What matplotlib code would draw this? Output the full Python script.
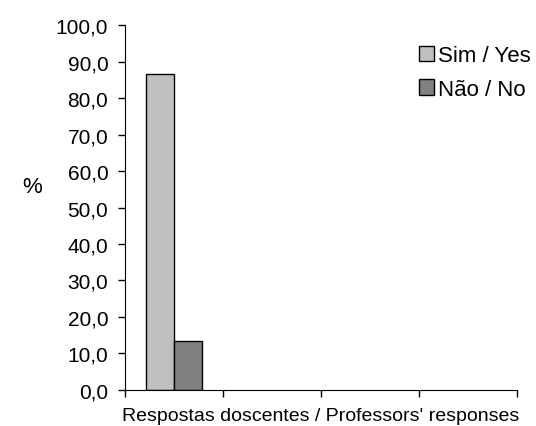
import matplotlib.pyplot as plt
import numpy as np

plt.rcParams['font.family'] = ['Liberation Sans', 'DejaVu Sans']

groups = ['Respostas doscentes / Professors\' responses']
sim = [86.7]
nao = [13.3]
n_slots = 4  # category slots on the axis, only the first is filled
yticks = np.arange(0, 101, 10)

fig = plt.figure(figsize=(5.36, 4.27), dpi=100)
ax = fig.add_axes([0.2332, 0.085, 0.7314, 0.8534])

w = 1 / 3.5
x = np.arange(len(groups))
ax.bar(x - w / 2, sim, w, color='#c0c0c0', edgecolor='black', linewidth=1, label='Sim / Yes')
ax.bar(x + w / 2, nao, w, color='#808080', edgecolor='black', linewidth=1, label='Não / No')

ax.set_xlim(-0.5, n_slots - 0.5)
ax.set_ylim(0, 100)
ax.set_xticks(np.arange(n_slots + 1) - 0.5)
ax.set_xticklabels([])
ax.set_yticks(yticks)
ax.yaxis.set_major_formatter(plt.FuncFormatter(lambda v, p: ('%.1f' % v).replace('.', ',')))
ax.tick_params(axis='y', labelsize=15, length=5, width=1, pad=7)
ax.tick_params(axis='x', length=5, width=1)
ax.spines['top'].set_visible(False)
ax.spines['right'].set_visible(False)
ax.set_xlabel(groups[0], fontsize=14, labelpad=4)
fig.text(0.06, 0.56, '%', fontsize=16, ha='center', va='center')

ax.legend(loc='upper right', bbox_to_anchor=(1.085, 1.0), frameon=False, fontsize=16,
          handlelength=0.7, handleheight=0.7, handletextpad=0.15, labelspacing=0.55)

fig.savefig('out.png', dpi=100)
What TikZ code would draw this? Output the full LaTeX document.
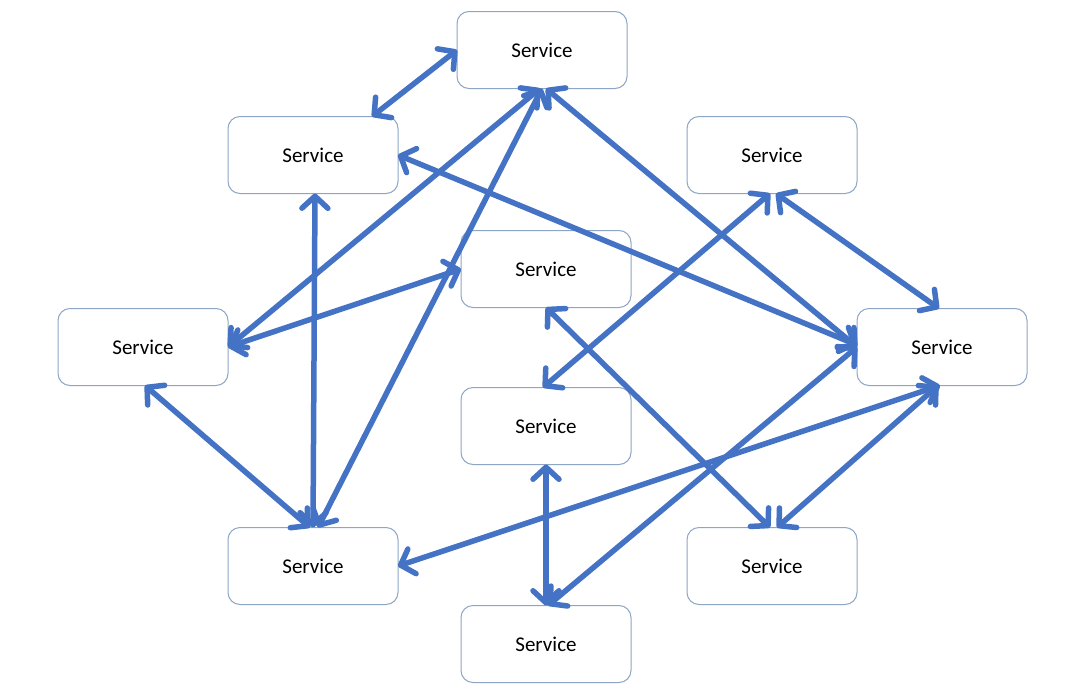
\documentclass[tikz,border=0pt]{standalone}
\usepackage{fontspec}
\setmainfont{Carlito}
\usetikzlibrary{arrows.meta}
\definecolor{arrowblue}{HTML}{4472C4}
\definecolor{boxline}{HTML}{8EA6C6}
\begin{document}
\begin{tikzpicture}[x=1pt,y=-1pt,
  svc/.style={draw=boxline, line width=1pt, rounded corners=12pt,
    minimum width=170pt, minimum height=77pt, inner sep=0pt, outer sep=0pt,
    font=\fontsize{21}{25}\selectfont},
  link/.style={draw=arrowblue, line width=5.5pt, line cap=round,
    {Straight Barb[length=12pt,width=26pt,round]}-{Straight Barb[length=12pt,width=26pt,round]}}]
\fill[white] (0,0) rectangle (1080,691);
\useasboundingbox (0,0) rectangle (1080,691);

\node[svc] (top) at (542,50) {Service};
\node[svc] (ul)  at (313,155) {Service};
\node[svc] (ur)  at (772,155) {Service};
\node[svc] (mc)  at (546,269) {Service};
\node[svc] (lft) at (143,347) {Service};
\node[svc] (rgt) at (942,347) {Service};
\node[svc] (mlc) at (546,426) {Service};
\node[svc] (ll)  at (313,566) {Service};
\node[svc] (lr)  at (772,566) {Service};
\node[svc] (bot) at (546,644) {Service};

\draw[link] (top.west) -- ([xshift=59pt]ul.north);
\draw[link] ([xshift=-2pt]top.south) -- (lft.east);
\draw[link] (top.south) -- ([xshift=5pt]ll.north);
\draw[link] ([xshift=4pt]top.south) -- (rgt.west);
\draw[link] (ul.east) -- ([yshift=2pt]rgt.west);
\draw[link] ([xshift=2pt]ul.south) -- (ll.north);
\draw[link] (lft.east) -- (mc.west);
\draw[link] ([xshift=2pt]lft.south) -- ([xshift=-3pt]ll.north);
\draw[link] ([xshift=-2pt]ur.south) -- ([xshift=-3pt]mlc.north);
\draw[link] ([xshift=4pt]ur.south) -- ([xshift=-3pt]rgt.north);
\draw[link] (mc.south) -- ([xshift=-2pt]lr.north);
\draw[link] (mlc.south) -- (bot.north);
\draw[link] (rgt.west) -- ([xshift=2pt]bot.north);
\draw[link] ([xshift=-2pt]rgt.south) -- (ll.east);
\draw[link] ([xshift=-4pt]rgt.south) -- ([xshift=5pt]lr.north);
\end{tikzpicture}
\end{document}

------

For the listing above, identify each line bearing "this".

--- THE RESULT ---
What matplotlib code would draw this? Output the full Python script.
What TikZ code would draw this? Output the full LaTeX document.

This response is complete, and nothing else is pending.